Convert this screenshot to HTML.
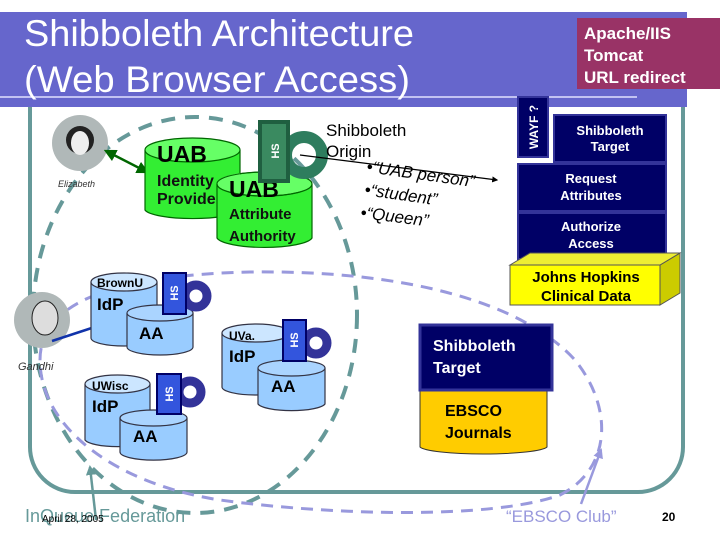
<!DOCTYPE html>
<html><head><meta charset="utf-8"><style>
html,body{margin:0;padding:0;background:#fff}
svg{display:block}
text{font-family:"Liberation Sans",sans-serif}
</style></head><body>
<svg width="720" height="540" viewBox="0 0 720 540" xmlns="http://www.w3.org/2000/svg">
<defs>
<marker id="ag" viewBox="0 0 10 10" refX="8" refY="5" markerWidth="5" markerHeight="5" orient="auto-start-reverse"><path d="M0,0L10,5L0,10z" fill="#006600"/></marker>
<marker id="ab" viewBox="0 0 10 10" refX="8" refY="5" markerWidth="5" markerHeight="5" orient="auto"><path d="M0,0L10,5L0,10z" fill="#1133aa"/></marker>
<marker id="ak" viewBox="0 0 10 10" refX="8" refY="5" markerWidth="5" markerHeight="5" orient="auto"><path d="M0,0L10,5L0,10z" fill="#000"/></marker>
<marker id="at" viewBox="0 0 10 10" refX="8" refY="5" markerWidth="4" markerHeight="4" orient="auto"><path d="M0,0L10,5L0,10z" fill="#669999"/></marker>
<marker id="al" viewBox="0 0 10 10" refX="8" refY="5" markerWidth="4" markerHeight="4" orient="auto"><path d="M0,0L10,5L0,10z" fill="#9999dd"/></marker>
</defs>
<!-- frame -->
<rect x="30" y="60" width="653" height="432" rx="45" fill="none" stroke="#669999" stroke-width="4"/>
<!-- title band -->
<rect x="0" y="12" width="687" height="95" fill="#6666cc"/>
<line x1="0" y1="97" x2="637" y2="97" stroke="#e0e0ff" stroke-width="1.5"/>
<text x="24" y="46" font-size="37" fill="#fff" textLength="390" lengthAdjust="spacingAndGlyphs">Shibboleth Architecture</text>
<text x="24" y="92" font-size="37" fill="#fff" textLength="386" lengthAdjust="spacingAndGlyphs">(Web Browser Access)</text>
<rect x="577" y="18" width="143" height="71" fill="#993366"/>
<g font-size="17" font-weight="bold" fill="#fff"><text x="584" y="39">Apache/IIS</text><text x="584" y="61">Tomcat</text><text x="584" y="83">URL redirect</text></g>

<!-- big teal dashed ellipse -->
<ellipse cx="195" cy="315" rx="162" ry="198" fill="none" stroke="#669999" stroke-width="4" stroke-dasharray="14,10"/>
<!-- lavender dashed loop -->
<path d="M40,360 C40,300 120,275 250,272 C400,270 520,300 575,360 C615,410 610,470 560,495 C490,520 330,515 220,500 C120,485 40,430 40,360Z" fill="none" stroke="#9999dd" stroke-width="3" stroke-dasharray="12,8"/>

<!-- Elizabeth -->
<circle cx="80" cy="143" r="28" fill="#b0b8b8"/>
<circle cx="80" cy="140" r="14" fill="#222"/>
<ellipse cx="80" cy="143" rx="9" ry="12" fill="#eee"/>
<text x="58" y="187" font-size="9" fill="#333" font-style="italic">Elizabeth</text>
<line x1="106" y1="151" x2="147" y2="172" stroke="#006600" stroke-width="2.5" marker-start="url(#ag)" marker-end="url(#ag)"/>

<!-- UAB IdP -->
<g stroke="#006600" stroke-width="1.2">
<path d="M145,150 L145,210 A48,10 0 0 0 240,210 L240,150" fill="#33ee33"/>
<ellipse cx="192.5" cy="150" rx="47.5" ry="12" fill="#66ff66"/>
<path d="M217,184 L217,238 A48,11 0 0 0 312,238 L312,184" fill="#33ee33"/>
<ellipse cx="264.5" cy="184" rx="47.5" ry="12" fill="#66ff66"/>
</g>
<text x="157" y="162" font-size="23" font-weight="bold">UAB</text>
<text x="157" y="186" font-size="16" font-weight="bold" fill="#111">Identity</text>
<text x="157" y="204" font-size="16" font-weight="bold" fill="#111">Provide</text>
<path d="M217,184 A47.5,12 0 0 1 240,173 L240,184Z" fill="#66ff66"/>
<ellipse cx="264.5" cy="184" rx="47.5" ry="12" fill="none" stroke="#006600"/>
<text x="229" y="197" font-size="23" font-weight="bold">UAB</text>
<text x="229" y="219" font-size="15" font-weight="bold" fill="#111">Attribute</text>
<text x="229" y="241" font-size="15" font-weight="bold" fill="#111">Authority</text>
<circle cx="304" cy="155" r="18" fill="none" stroke="#2e7d5e" stroke-width="12"/>
<rect x="258" y="120" width="32" height="63" fill="#1f5f40"/>
<rect x="262" y="124" width="24" height="55" fill="#3a8a60"/>
<text transform="translate(279,151) rotate(-90)" font-size="11" font-weight="bold" fill="#fff" text-anchor="middle">HS</text>

<!-- Shibboleth Origin -->
<text x="326" y="136" font-size="17" fill="#000">Shibboleth</text>
<text x="326" y="157" font-size="17" fill="#000">Origin</text>
<line x1="300" y1="155" x2="497" y2="180" stroke="#000" stroke-width="1.2" marker-end="url(#ak)"/>
<g font-size="17" font-style="italic">
<text transform="translate(366,172) rotate(8)">•“UAB person”</text>
<text transform="translate(364,195) rotate(8)">•“student”</text>
<text transform="translate(360,218) rotate(7)">•“Queen”</text>
</g>

<!-- right stack -->
<g fill="#000066" stroke="#333399" stroke-width="2">
<rect x="518" y="97" width="30" height="60"/>
<rect x="554" y="115" width="112" height="47"/>
<rect x="518" y="164" width="148" height="47"/>
<rect x="518" y="213" width="148" height="46"/>
</g>
<text transform="translate(538,127) rotate(-90)" font-size="12" font-weight="bold" fill="#fff" text-anchor="middle">WAYF ?</text>
<g font-size="13" font-weight="bold" fill="#fff" text-anchor="middle">
<text x="610" y="135">Shibboleth</text><text x="610" y="151">Target</text>
<text x="591" y="183">Request</text><text x="591" y="200">Attributes</text>
<text x="591" y="231">Authorize</text><text x="591" y="248">Access</text>
</g>
<path d="M660,265 L680,253 L680,293 L660,305Z" fill="#cccc00" stroke="#555"/>
<path d="M510,265 L530,253 L680,253 L660,265Z" fill="#eeee33" stroke="#555"/>
<rect x="510" y="265" width="150" height="40" fill="#ffff00" stroke="#555"/>
<g font-size="15" font-weight="bold" text-anchor="middle"><text x="586" y="282">Johns Hopkins</text><text x="586" y="301">Clinical Data</text></g>

<!-- Gandhi -->
<circle cx="42" cy="320" r="28" fill="#b0b8b8"/>
<ellipse cx="45" cy="318" rx="13" ry="17" fill="#ddd" stroke="#222"/>
<text x="18" y="370" font-size="11" font-style="italic" fill="#333">Gandhi</text>
<line x1="52" y1="341" x2="107" y2="323" stroke="#1133aa" stroke-width="2.5" marker-end="url(#ab)"/>

<!-- blue cylinders -->
<g stroke="#334" stroke-width="1.2">
<path d="M91,282 L91,338 A33,8 0 0 0 157,338 L157,282" fill="#99ccff"/>
<ellipse cx="124" cy="282" rx="33" ry="9" fill="#cce6ff"/>
<path d="M127,313 L127,347 A33,8 0 0 0 193,347 L193,313" fill="#99ccff"/>
<ellipse cx="160" cy="313" rx="33" ry="8" fill="#aad4ff"/>
<path d="M85,384 L85,440 A33,8 0 0 0 150,440 L150,384" fill="#99ccff"/>
<ellipse cx="117.5" cy="384" rx="32.5" ry="9" fill="#cce6ff"/>
<path d="M120,418 L120,452 A33,8 0 0 0 187,452 L187,418" fill="#99ccff"/>
<ellipse cx="153.5" cy="418" rx="33.5" ry="8" fill="#aad4ff"/>
<path d="M222,333 L222,387 A34,8 0 0 0 290,387 L290,333" fill="#99ccff"/>
<ellipse cx="256" cy="333" rx="34" ry="9" fill="#cce6ff"/>
<path d="M258,368 L258,404 A34,8 0 0 0 325,404 L325,368" fill="#99ccff"/>
<ellipse cx="291.5" cy="368" rx="33.5" ry="8" fill="#aad4ff"/>
</g>
<g font-weight="bold" fill="#000">
<text x="97" y="287" font-size="12">BrownU</text><text x="97" y="310" font-size="17">IdP</text><text x="139" y="339" font-size="17">AA</text>
<text x="92" y="390" font-size="12">UWisc</text><text x="92" y="412" font-size="17">IdP</text><text x="133" y="442" font-size="17">AA</text>
<text x="229" y="340" font-size="12">UVa.</text><text x="229" y="362" font-size="17">IdP</text><text x="271" y="392" font-size="17">AA</text>
</g>
<g fill="none" stroke="#333399" stroke-width="9">
<circle cx="196" cy="296" r="11"/><circle cx="190" cy="392" r="11"/><circle cx="316" cy="343" r="11"/>
</g>
<g fill="#3355dd" stroke="#000066" stroke-width="2">
<rect x="163" y="273" width="23" height="41"/><rect x="157" y="374" width="24" height="40"/><rect x="283" y="320" width="23" height="41"/>
</g>
<g font-size="11" font-weight="bold" fill="#fff" text-anchor="middle">
<text transform="translate(178,293) rotate(-90)">HS</text>
<text transform="translate(173,394) rotate(-90)">HS</text>
<text transform="translate(298,340) rotate(-90)">HS</text>
</g>

<!-- EBSCO -->
<path d="M420,388 L420,447 A64,8 0 0 0 547,447 L547,388" fill="#ffcc00" stroke="#333"/>
<rect x="420" y="325" width="132" height="65" fill="#000066" stroke="#333399" stroke-width="3"/>
<g font-size="16" font-weight="bold" fill="#fff"><text x="433" y="351">Shibboleth</text><text x="433" y="373">Target</text></g>
<g font-size="16" font-weight="bold"><text x="445" y="416">EBSCO</text><text x="445" y="438">Journals</text></g>

<!-- bottom labels -->
<text x="25" y="522" font-size="18" fill="#669999">InQueue Federation</text>
<line x1="96" y1="520" x2="90" y2="467" stroke="#669999" stroke-width="2.5" marker-end="url(#at)"/>
<text x="42" y="522" font-size="10" fill="#000">April 28, 2005</text>
<text x="506" y="522" font-size="17" fill="#9999dd">“EBSCO Club”</text>
<line x1="581" y1="504" x2="601" y2="450" stroke="#9999dd" stroke-width="2.5" marker-end="url(#al)"/>
<text x="662" y="521" font-size="12" font-weight="bold">20</text>
</svg>
</body></html>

▬▬▬

# GIVEN INSTRUCTION
Leave out any pictures and return exactly the lines from the beginning of the data through the line with "C40,300 120,275 250,272", inclusive.

# WORKED SOLUTION
Convert this screenshot to HTML.
<!DOCTYPE html>
<html><head><meta charset="utf-8"><style>
html,body{margin:0;padding:0;background:#fff}
svg{display:block}
text{font-family:"Liberation Sans",sans-serif}
</style></head><body>
<svg width="720" height="540" viewBox="0 0 720 540" xmlns="http://www.w3.org/2000/svg">
<defs>
<marker id="ag" viewBox="0 0 10 10" refX="8" refY="5" markerWidth="5" markerHeight="5" orient="auto-start-reverse"><path d="M0,0L10,5L0,10z" fill="#006600"/></marker>
<marker id="ab" viewBox="0 0 10 10" refX="8" refY="5" markerWidth="5" markerHeight="5" orient="auto"><path d="M0,0L10,5L0,10z" fill="#1133aa"/></marker>
<marker id="ak" viewBox="0 0 10 10" refX="8" refY="5" markerWidth="5" markerHeight="5" orient="auto"><path d="M0,0L10,5L0,10z" fill="#000"/></marker>
<marker id="at" viewBox="0 0 10 10" refX="8" refY="5" markerWidth="4" markerHeight="4" orient="auto"><path d="M0,0L10,5L0,10z" fill="#669999"/></marker>
<marker id="al" viewBox="0 0 10 10" refX="8" refY="5" markerWidth="4" markerHeight="4" orient="auto"><path d="M0,0L10,5L0,10z" fill="#9999dd"/></marker>
</defs>
<!-- frame -->
<rect x="30" y="60" width="653" height="432" rx="45" fill="none" stroke="#669999" stroke-width="4"/>
<!-- title band -->
<rect x="0" y="12" width="687" height="95" fill="#6666cc"/>
<line x1="0" y1="97" x2="637" y2="97" stroke="#e0e0ff" stroke-width="1.5"/>
<text x="24" y="46" font-size="37" fill="#fff" textLength="390" lengthAdjust="spacingAndGlyphs">Shibboleth Architecture</text>
<text x="24" y="92" font-size="37" fill="#fff" textLength="386" lengthAdjust="spacingAndGlyphs">(Web Browser Access)</text>
<rect x="577" y="18" width="143" height="71" fill="#993366"/>
<g font-size="17" font-weight="bold" fill="#fff"><text x="584" y="39">Apache/IIS</text><text x="584" y="61">Tomcat</text><text x="584" y="83">URL redirect</text></g>

<!-- big teal dashed ellipse -->
<ellipse cx="195" cy="315" rx="162" ry="198" fill="none" stroke="#669999" stroke-width="4" stroke-dasharray="14,10"/>
<!-- lavender dashed loop -->
<path d="M40,360 C40,300 120,275 250,272 C400,270 520,300 575,360 C615,410 610,470 560,495 C490,520 330,515 220,500 C120,485 40,430 40,360Z" fill="none" stroke="#9999dd" stroke-width="3" stroke-dasharray="12,8"/>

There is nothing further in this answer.